- Theatrical release poster
- Directed by: Senthilnathan
- Screenplay by: Senthilnathan
- Story by: Radha Veerannan
- Produced by: V. Thamilazhagan V. Selvam V. Thangaraj
- Starring: R. Sarathkumar; Sukanya;
- Cinematography: M. Kesavan
- Edited by: K. R. Krishnan
- Music by: Deva
- Production company: Sathya Movies
- Release date: 15 January 1992;
- Running time: 105 minutes
- Country: India
- Language: Tamil

= Ilavarasan =

Ilavarasan (Note: Also the title character.) is a 1992 Indian Tamil-language film directed by Senthilnathan. The film stars R. Sarathkumar and Sukanya, while Senthilnathan plays the antagonist. It was released on 15 January 1992.

==Plot==

Mirasu killed his elder brother Selvanayagam and Selvanayaga's wife. He also tried to kill his mistress Lakshmi for the inheritance.
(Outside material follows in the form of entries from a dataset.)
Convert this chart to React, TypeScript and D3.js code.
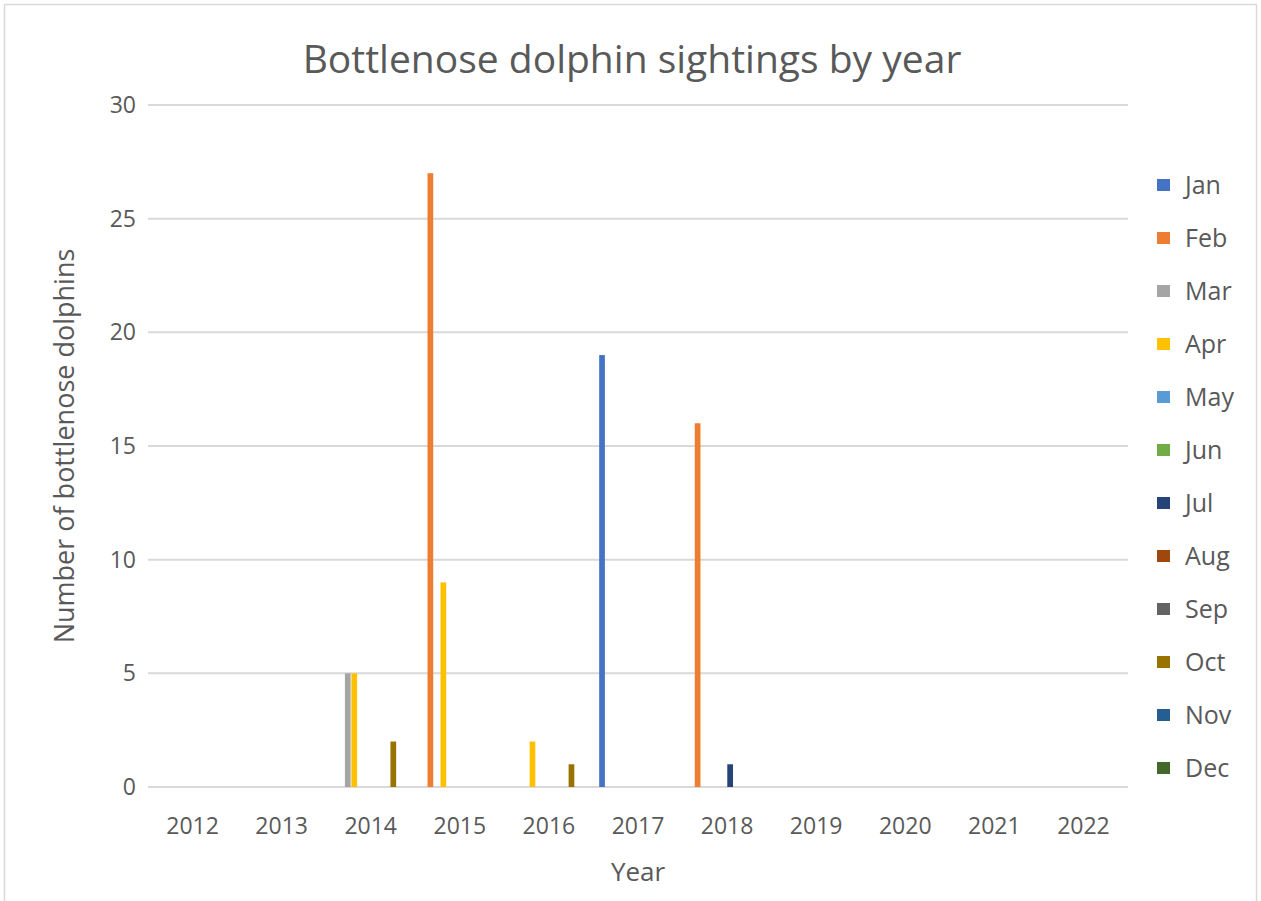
import React from "react";
import * as d3 from "d3";

const years = ["2012", "2013", "2014", "2015", "2016", "2017", "2018", "2019", "2020", "2021", "2022"];
const months = ["Jan", "Feb", "Mar", "Apr", "May", "Jun", "Jul", "Aug", "Sep", "Oct", "Nov", "Dec"];
const monthColors = ["#4472C4", "#ED7D31", "#A5A5A5", "#FFC000", "#5B9BD5", "#70AD47", "#264478", "#9E480E", "#636363", "#997300", "#255E91", "#43682B"];
// sightings per year, one value per month
const sightings2012 = [0, 0, 0, 0, 0, 0, 0, 0, 0, 0, 0, 0];
const sightings2013 = [0, 0, 0, 0, 0, 0, 0, 0, 0, 0, 0, 0];
const sightings2014 = [0, 0, 5, 5, 0, 0, 0, 0, 0, 2, 0, 0];
const sightings2015 = [0, 27, 0, 9, 0, 0, 0, 0, 0, 0, 0, 0];
const sightings2016 = [0, 0, 0, 2, 0, 0, 0, 0, 0, 1, 0, 0];
const sightings2017 = [19, 0, 0, 0, 0, 0, 0, 0, 0, 0, 0, 0];
const sightings2018 = [0, 16, 0, 0, 0, 0, 1, 0, 0, 0, 0, 0];
const sightings2019 = [0, 0, 0, 0, 0, 0, 0, 0, 0, 0, 0, 0];
const sightings2020 = [0, 0, 0, 0, 0, 0, 0, 0, 0, 0, 0, 0];
const sightings2021 = [0, 0, 0, 0, 0, 0, 0, 0, 0, 0, 0, 0];
const sightings2022 = [0, 0, 0, 0, 0, 0, 0, 0, 0, 0, 0, 0];
const sightings = [sightings2012, sightings2013, sightings2014, sightings2015, sightings2016, sightings2017, sightings2018, sightings2019, sightings2020, sightings2021, sightings2022];
const yTicks = [0, 5, 10, 15, 20, 25, 30];

const title = "Bottlenose dolphin sightings by year";
const xTitle = "Year";
const yTitle = "Number of bottlenose dolphins";

export default function App() {
  const W = 1261, H = 901;
  const left = 148, right = 1128, top = 105, bottom = 787;
  const font = "'Open Sans', sans-serif";
  const textColor = "#595959";

  const x0 = d3.scaleBand<string>().domain(years).range([left, right]).padding(0);
  const x1 = d3.scaleBand<string>().domain(months).range([0, x0.bandwidth()]).paddingInner(0).paddingOuter(0.85);
  const y = d3.scaleLinear().domain([0, 30]).range([bottom, top]);

  return (
    <svg width={W} height={H} style={{ position: "absolute", left: 0, top: 0, background: "#fff" }}>
      <rect x={0} y={0} width={W} height={H} fill="#fff" />
      <rect x={4.5} y={4.5} width={1252} height={H + 10} fill="none" stroke="#d9d9d9" strokeWidth={1.5} />
      <text x={632} y={73} textAnchor="middle" fontFamily={font} fontSize={39} fill={textColor}>{title}</text>
      {yTicks.map((t) => (
        <g key={t}>
          <line x1={left} x2={right} y1={y(t)} y2={y(t)} stroke="#d9d9d9" strokeWidth={2} />
          <text x={136} y={y(t)} dy="0.35em" textAnchor="end" fontFamily={font} fontSize={23} fill={textColor}>{t}</text>
        </g>
      ))}
      {years.map((yr, i) => (
        <g key={yr} transform={`translate(${x0(yr)},0)`}>
          {months.map((m, j) => {
            const v = sightings[i][j];
            if (!v) return null;
            return (
              <rect key={m} x={(x1(m) as number) + 0.2} width={x1.bandwidth() - 0.8} y={y(v)} height={y(0) - y(v)} fill={monthColors[j]} />
            );
          })}
          <text x={x0.bandwidth() / 2} y={826} dy="0.35em" textAnchor="middle" fontFamily={font} fontSize={23} fill={textColor}>{yr}</text>
        </g>
      ))}
      <text x={638} y={872} dy="0.35em" textAnchor="middle" fontFamily={font} fontSize={26} fill={textColor}>{xTitle}</text>
      <text transform={`translate(65,${y(15)}) rotate(-90)`} dy="0.35em" textAnchor="middle" fontFamily={font} fontSize={27} fill={textColor}>{yTitle}</text>
      {months.map((m, j) => {
        const cy = 185 + j * 53.0;
        return (
          <g key={m}>
            <rect x={1157} y={cy - 6} width={13} height={12} fill={monthColors[j]} />
            <text x={1185} y={cy} dy="0.35em" fontFamily={font} fontSize={25} fill={textColor}>{m}</text>
          </g>
        );
      })}
    </svg>
  );
}
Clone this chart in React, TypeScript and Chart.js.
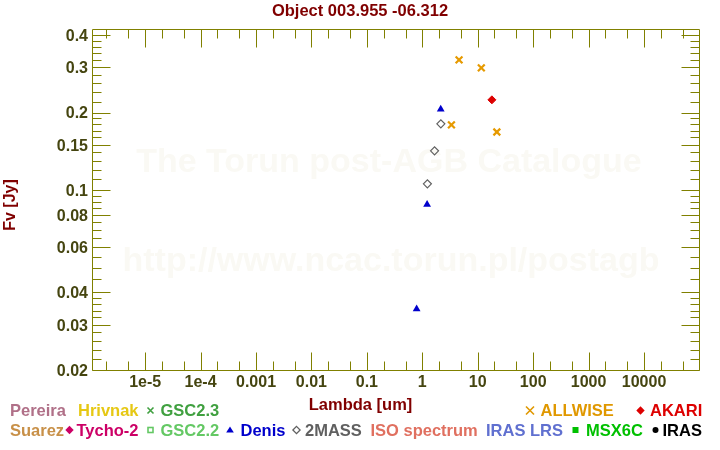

The innocent Lakshmi was then sent to jail for Selvanayagam's murder and gave birth there, with the help of a police officer. She then escaped from jail with her son Vijay.

Many years later, Mirasu spreads terror among the villagers and rapes a village girl. His son follows his path. Poongodu and her family try to flee the village, but Mirasu's henchmen intervene, and Vijay saves them. Vijay, who comes from another village, introduces himself as an orphan. Poongodu falls in love with Vijay and he marries her. Finally, Vijay clashes with Mirasu. What transpires later forms the crux of the story.

== Production ==
The film began production in September 1991 and was planned to be shot in one stretch.

==Soundtrack==
The music was composed by Deva.

| Song | Singer(s) | Lyrics | Duration |
|---|---|---|---|
| "Aaniponne Asaikanne" | K. S. Chithra | Muthulingam | 5:07 |
| "Kaatuparavaigal" | S. P. Balasubrahmanyam, K. S. Chithra | Na. Kamarasan | 5:04 |
| "Kangalilthoodhuvidu" | S. P. Balasubrahmanyam, K. S. Chithra | Muthulingam | 4:24 |
| "Thaaye Nee" | K. S. Chithra | Kadhal Mathi | 4:26 |
| "Yaaro Neeyaaro" | K. J. Yesudas | Piraisoodan | 4:44 |

== Critical reception ==
The Indian Express wrote that though the film appeared to have been hastily made, director Senthilnathan "makes the most of the opportunity", and also appreciated Sukanya's performance.